##### Dataset section

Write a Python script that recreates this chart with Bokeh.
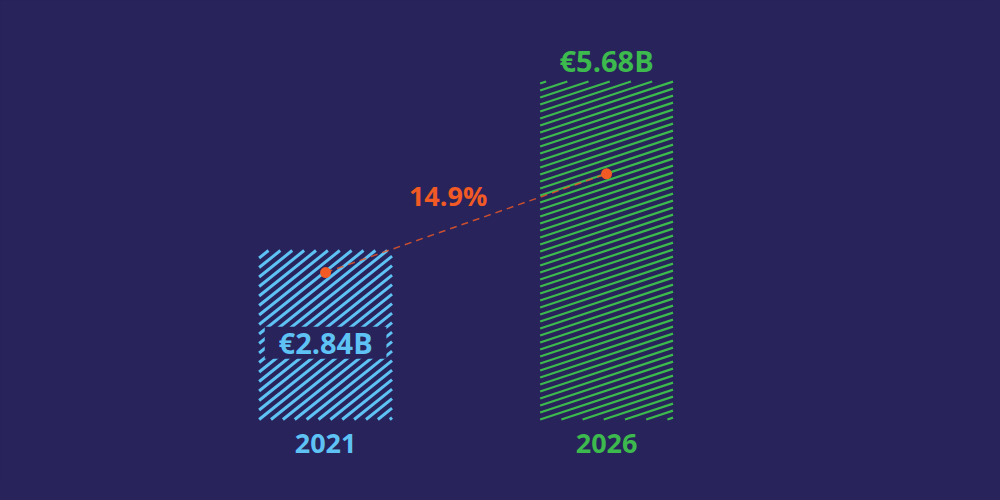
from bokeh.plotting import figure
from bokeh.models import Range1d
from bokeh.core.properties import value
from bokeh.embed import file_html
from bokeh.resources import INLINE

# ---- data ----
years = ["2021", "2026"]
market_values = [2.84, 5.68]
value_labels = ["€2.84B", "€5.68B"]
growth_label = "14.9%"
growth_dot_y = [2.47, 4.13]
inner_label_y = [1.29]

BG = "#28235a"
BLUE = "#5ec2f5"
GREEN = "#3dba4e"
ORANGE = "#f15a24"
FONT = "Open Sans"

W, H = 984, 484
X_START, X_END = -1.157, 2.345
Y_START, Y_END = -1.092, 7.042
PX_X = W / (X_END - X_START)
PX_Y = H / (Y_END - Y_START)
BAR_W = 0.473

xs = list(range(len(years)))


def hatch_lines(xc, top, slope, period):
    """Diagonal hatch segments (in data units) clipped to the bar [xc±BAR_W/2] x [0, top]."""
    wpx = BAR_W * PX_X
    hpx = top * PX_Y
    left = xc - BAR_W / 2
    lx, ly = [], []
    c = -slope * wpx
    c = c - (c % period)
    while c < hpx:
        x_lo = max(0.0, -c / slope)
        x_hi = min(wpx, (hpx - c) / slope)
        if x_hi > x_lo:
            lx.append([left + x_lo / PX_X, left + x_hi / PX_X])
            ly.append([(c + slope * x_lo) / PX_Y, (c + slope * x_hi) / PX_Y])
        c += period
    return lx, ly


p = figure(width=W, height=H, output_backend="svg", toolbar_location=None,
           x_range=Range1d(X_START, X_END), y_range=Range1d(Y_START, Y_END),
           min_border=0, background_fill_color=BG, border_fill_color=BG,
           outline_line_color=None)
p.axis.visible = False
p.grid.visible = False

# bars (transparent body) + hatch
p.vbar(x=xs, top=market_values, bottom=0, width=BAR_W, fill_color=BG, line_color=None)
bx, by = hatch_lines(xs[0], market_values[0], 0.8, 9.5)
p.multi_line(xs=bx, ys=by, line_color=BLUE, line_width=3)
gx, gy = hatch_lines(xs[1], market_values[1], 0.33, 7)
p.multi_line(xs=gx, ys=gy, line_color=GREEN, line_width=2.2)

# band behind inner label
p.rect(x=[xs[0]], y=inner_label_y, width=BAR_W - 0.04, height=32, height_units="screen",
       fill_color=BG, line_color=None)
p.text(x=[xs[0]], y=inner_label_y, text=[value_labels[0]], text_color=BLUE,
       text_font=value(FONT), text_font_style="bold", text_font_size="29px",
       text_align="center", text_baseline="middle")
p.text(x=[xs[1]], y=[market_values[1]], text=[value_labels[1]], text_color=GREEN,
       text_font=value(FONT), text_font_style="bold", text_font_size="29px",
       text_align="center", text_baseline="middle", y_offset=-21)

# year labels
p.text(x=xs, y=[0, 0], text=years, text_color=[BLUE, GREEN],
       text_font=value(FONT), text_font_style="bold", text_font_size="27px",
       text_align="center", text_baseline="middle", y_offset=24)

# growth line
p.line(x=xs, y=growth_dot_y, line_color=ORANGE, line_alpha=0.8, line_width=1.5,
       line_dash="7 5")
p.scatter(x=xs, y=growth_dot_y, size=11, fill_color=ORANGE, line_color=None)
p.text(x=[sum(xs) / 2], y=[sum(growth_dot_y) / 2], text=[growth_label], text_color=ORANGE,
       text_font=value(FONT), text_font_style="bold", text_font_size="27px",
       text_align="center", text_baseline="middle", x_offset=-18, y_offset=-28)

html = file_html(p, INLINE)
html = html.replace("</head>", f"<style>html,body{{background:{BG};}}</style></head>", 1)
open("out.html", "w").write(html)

##########

Leave out the pictures. Transcribe only the lines above, from the first through the one that contains "p.grid.visible = False".

## Result below:
Write a Python script that recreates this chart with Bokeh.
from bokeh.plotting import figure
from bokeh.models import Range1d
from bokeh.core.properties import value
from bokeh.embed import file_html
from bokeh.resources import INLINE

# ---- data ----
years = ["2021", "2026"]
market_values = [2.84, 5.68]
value_labels = ["€2.84B", "€5.68B"]
growth_label = "14.9%"
growth_dot_y = [2.47, 4.13]
inner_label_y = [1.29]

BG = "#28235a"
BLUE = "#5ec2f5"
GREEN = "#3dba4e"
ORANGE = "#f15a24"
FONT = "Open Sans"

W, H = 984, 484
X_START, X_END = -1.157, 2.345
Y_START, Y_END = -1.092, 7.042
PX_X = W / (X_END - X_START)
PX_Y = H / (Y_END - Y_START)
BAR_W = 0.473

xs = list(range(len(years)))


def hatch_lines(xc, top, slope, period):
    """Diagonal hatch segments (in data units) clipped to the bar [xc±BAR_W/2] x [0, top]."""
    wpx = BAR_W * PX_X
    hpx = top * PX_Y
    left = xc - BAR_W / 2
    lx, ly = [], []
    c = -slope * wpx
    c = c - (c % period)
    while c < hpx:
        x_lo = max(0.0, -c / slope)
        x_hi = min(wpx, (hpx - c) / slope)
        if x_hi > x_lo:
            lx.append([left + x_lo / PX_X, left + x_hi / PX_X])
            ly.append([(c + slope * x_lo) / PX_Y, (c + slope * x_hi) / PX_Y])
        c += period
    return lx, ly


p = figure(width=W, height=H, output_backend="svg", toolbar_location=None,
           x_range=Range1d(X_START, X_END), y_range=Range1d(Y_START, Y_END),
           min_border=0, background_fill_color=BG, border_fill_color=BG,
           outline_line_color=None)
p.axis.visible = False
p.grid.visible = False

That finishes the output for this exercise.